Directions: From the first line of the listing below, retype each line up to and including the one with "import * as d3 from 'd3';"; pictures stay out.

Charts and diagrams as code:
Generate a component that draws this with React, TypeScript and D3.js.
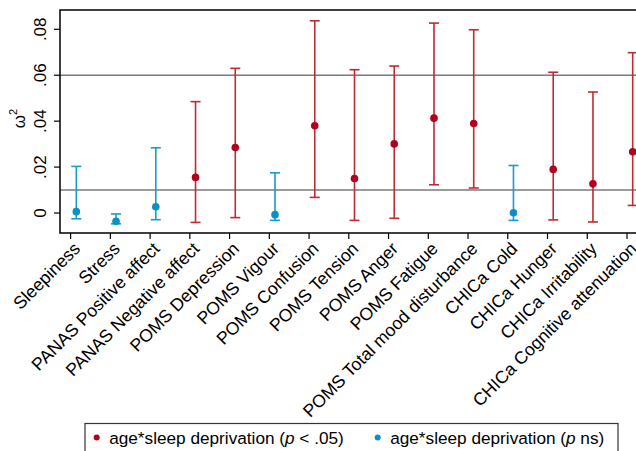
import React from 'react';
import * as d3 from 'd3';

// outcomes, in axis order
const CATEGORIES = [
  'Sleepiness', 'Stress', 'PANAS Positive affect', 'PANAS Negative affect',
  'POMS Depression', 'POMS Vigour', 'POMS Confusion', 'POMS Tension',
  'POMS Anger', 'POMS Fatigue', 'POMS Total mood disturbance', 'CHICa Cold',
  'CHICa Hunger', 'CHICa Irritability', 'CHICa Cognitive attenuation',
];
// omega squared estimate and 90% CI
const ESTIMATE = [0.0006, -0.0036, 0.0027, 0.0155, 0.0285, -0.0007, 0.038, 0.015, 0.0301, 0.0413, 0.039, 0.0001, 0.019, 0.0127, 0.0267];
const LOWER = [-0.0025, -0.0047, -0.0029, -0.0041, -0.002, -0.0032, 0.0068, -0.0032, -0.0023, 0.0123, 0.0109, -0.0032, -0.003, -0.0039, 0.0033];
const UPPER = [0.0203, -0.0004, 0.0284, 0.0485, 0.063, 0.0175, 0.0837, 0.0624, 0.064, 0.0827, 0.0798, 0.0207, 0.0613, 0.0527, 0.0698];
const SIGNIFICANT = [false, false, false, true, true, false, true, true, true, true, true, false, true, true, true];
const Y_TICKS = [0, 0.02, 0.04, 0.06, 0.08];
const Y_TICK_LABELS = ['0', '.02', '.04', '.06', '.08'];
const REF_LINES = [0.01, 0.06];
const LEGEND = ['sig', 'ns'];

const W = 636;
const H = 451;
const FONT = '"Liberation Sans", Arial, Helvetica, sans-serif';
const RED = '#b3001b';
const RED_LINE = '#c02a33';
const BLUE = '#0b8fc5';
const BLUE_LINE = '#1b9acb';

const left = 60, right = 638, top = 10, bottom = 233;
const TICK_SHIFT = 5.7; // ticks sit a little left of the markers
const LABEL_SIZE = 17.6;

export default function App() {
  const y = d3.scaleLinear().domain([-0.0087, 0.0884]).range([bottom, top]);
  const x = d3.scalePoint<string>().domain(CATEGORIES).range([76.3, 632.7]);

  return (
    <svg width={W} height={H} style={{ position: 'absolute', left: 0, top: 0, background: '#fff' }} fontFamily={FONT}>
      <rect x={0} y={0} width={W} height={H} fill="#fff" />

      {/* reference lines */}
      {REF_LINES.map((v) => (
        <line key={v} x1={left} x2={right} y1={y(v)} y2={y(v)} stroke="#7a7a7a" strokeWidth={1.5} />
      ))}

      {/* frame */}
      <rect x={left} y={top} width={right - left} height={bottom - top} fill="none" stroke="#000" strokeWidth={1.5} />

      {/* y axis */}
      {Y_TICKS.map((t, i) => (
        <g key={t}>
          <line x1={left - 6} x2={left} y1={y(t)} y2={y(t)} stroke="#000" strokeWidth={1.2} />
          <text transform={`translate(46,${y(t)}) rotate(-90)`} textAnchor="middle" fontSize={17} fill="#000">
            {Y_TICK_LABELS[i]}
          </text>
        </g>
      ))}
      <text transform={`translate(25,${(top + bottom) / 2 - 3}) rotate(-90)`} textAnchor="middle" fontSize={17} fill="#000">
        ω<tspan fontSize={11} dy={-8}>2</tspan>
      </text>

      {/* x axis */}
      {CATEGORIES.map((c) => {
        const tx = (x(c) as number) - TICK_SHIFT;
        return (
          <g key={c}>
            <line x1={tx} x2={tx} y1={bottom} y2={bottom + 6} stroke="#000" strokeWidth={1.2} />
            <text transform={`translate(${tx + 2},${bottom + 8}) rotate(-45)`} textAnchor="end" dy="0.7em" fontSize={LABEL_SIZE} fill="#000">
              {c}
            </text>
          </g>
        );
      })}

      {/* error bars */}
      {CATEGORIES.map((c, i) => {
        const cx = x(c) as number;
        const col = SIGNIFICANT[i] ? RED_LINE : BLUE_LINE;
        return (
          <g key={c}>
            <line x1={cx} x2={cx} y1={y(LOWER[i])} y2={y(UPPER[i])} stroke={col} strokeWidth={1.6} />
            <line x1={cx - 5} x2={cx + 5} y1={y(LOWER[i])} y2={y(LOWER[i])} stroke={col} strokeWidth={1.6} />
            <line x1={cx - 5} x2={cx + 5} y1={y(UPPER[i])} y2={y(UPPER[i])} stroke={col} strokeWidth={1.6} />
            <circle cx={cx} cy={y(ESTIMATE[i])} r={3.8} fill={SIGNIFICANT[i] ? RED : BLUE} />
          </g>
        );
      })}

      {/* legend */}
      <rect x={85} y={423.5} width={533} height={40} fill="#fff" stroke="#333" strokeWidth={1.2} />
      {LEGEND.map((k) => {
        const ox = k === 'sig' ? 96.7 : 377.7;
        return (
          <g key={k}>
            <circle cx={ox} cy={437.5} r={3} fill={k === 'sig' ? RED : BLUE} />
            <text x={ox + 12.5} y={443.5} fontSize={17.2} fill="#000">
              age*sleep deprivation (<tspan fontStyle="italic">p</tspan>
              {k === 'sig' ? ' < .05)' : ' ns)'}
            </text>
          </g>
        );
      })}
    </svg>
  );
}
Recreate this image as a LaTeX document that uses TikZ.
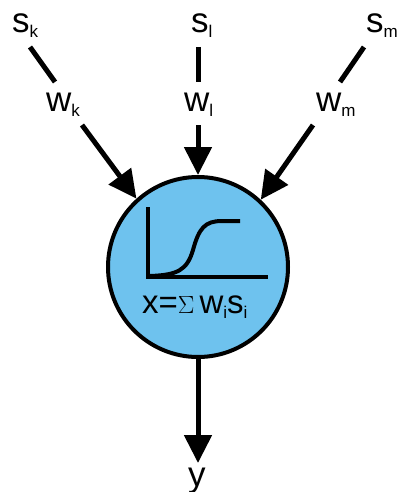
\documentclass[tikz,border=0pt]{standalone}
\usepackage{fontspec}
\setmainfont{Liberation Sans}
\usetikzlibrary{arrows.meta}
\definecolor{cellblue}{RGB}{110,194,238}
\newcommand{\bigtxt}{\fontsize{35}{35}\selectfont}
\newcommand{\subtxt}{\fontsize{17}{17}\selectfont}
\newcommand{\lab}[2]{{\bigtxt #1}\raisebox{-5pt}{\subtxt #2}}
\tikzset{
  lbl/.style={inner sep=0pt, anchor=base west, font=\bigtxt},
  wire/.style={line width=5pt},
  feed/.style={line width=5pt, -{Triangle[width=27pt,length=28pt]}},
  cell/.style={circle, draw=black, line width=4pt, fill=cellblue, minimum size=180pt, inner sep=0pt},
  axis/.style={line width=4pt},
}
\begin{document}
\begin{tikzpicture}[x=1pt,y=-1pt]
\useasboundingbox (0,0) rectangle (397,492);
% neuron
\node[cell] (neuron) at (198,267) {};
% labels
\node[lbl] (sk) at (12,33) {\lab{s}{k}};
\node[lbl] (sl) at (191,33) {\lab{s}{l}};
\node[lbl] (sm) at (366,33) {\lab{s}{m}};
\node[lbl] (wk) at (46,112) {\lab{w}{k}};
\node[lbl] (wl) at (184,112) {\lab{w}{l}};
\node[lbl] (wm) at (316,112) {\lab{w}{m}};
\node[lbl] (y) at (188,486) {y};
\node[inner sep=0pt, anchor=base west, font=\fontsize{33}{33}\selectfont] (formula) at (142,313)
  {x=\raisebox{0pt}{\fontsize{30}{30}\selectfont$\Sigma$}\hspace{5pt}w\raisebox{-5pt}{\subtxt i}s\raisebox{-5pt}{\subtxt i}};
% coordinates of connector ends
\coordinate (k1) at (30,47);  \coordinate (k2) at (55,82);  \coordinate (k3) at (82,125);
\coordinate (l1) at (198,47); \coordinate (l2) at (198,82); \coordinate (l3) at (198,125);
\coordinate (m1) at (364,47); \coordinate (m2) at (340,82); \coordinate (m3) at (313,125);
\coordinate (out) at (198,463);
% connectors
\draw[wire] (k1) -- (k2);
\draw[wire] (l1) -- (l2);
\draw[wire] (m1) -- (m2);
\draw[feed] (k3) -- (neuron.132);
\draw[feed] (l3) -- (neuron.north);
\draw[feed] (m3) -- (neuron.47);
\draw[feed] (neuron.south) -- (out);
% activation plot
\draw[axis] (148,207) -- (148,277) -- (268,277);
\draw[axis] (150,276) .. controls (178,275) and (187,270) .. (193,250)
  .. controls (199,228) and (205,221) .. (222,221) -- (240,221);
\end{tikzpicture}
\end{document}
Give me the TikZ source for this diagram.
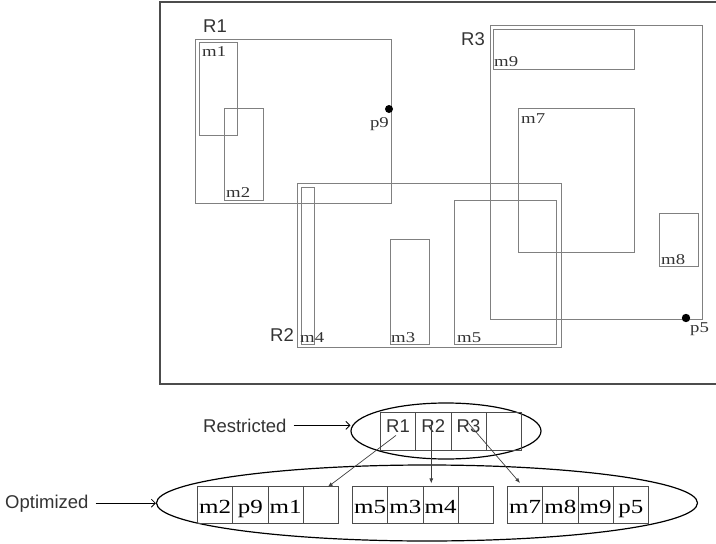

Answer:
Generate a component that draws this with React, TypeScript and D3.js.
import React from 'react';
import * as d3 from 'd3';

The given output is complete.